Here is where Trump comes into play. He bursts in this debate like an alien subject, like
something totally extraneous and different. According to Trump, the main role
of the President is not to distribute moral judgments or excommunications (like
Obama did, instead, in the case of Michael Brown, causing division and
resentment), but above all to guarantee law and order, and protect the
Constitution. And all its Amendments. Including the First one. The Amendment
that, as we have said before, recognizes the right to free speech also to subjects
who have horrible ideas. In the conviction that horrible ideas can be defeated not
suppressing them, but putting them in competition with other ideas. This is a
belief shared not only by Trump, but above all, by the Framers of the Federal
Bill of Rights. And there is a reason if the First Amendment is, among all, the
first one.

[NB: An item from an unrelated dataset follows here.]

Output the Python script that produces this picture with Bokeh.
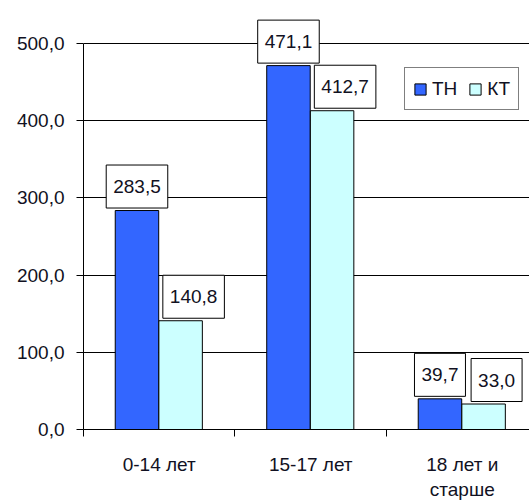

Trump is not a man of ideology, but a pragmatic. He is not a racist.
Until his successful run against Clinton, Democrats were friends with him and
appreciated his donations. More simply, Trump does not believe in the right of the
Left to decide which ideas can be expressed, and which ones must be suppressed.
He does not believe in the right of the Left to exercise a sort of
"heckler's veto" that is not allowed by the US Constitution. Above
all, Trump does not believe that the Left is entitled to a moral pass-partout that
allows, in addition to the dictatorship of political correctness, also the use
of political violence.
Perhaps this is why the reactions to his remarks after Charlottesville have
been so virulent. Not only by those who, on the Western side of the Atlantic,
are working every day to demolish that almost unique experiment in the human history
that is represented – from an institutional point of view – by the United
States of America. But also by those who, on the European shore of the Ocean, have
never wanted to understand that experiment, or, because of superficiality or
malice, are ready to misinterpret it.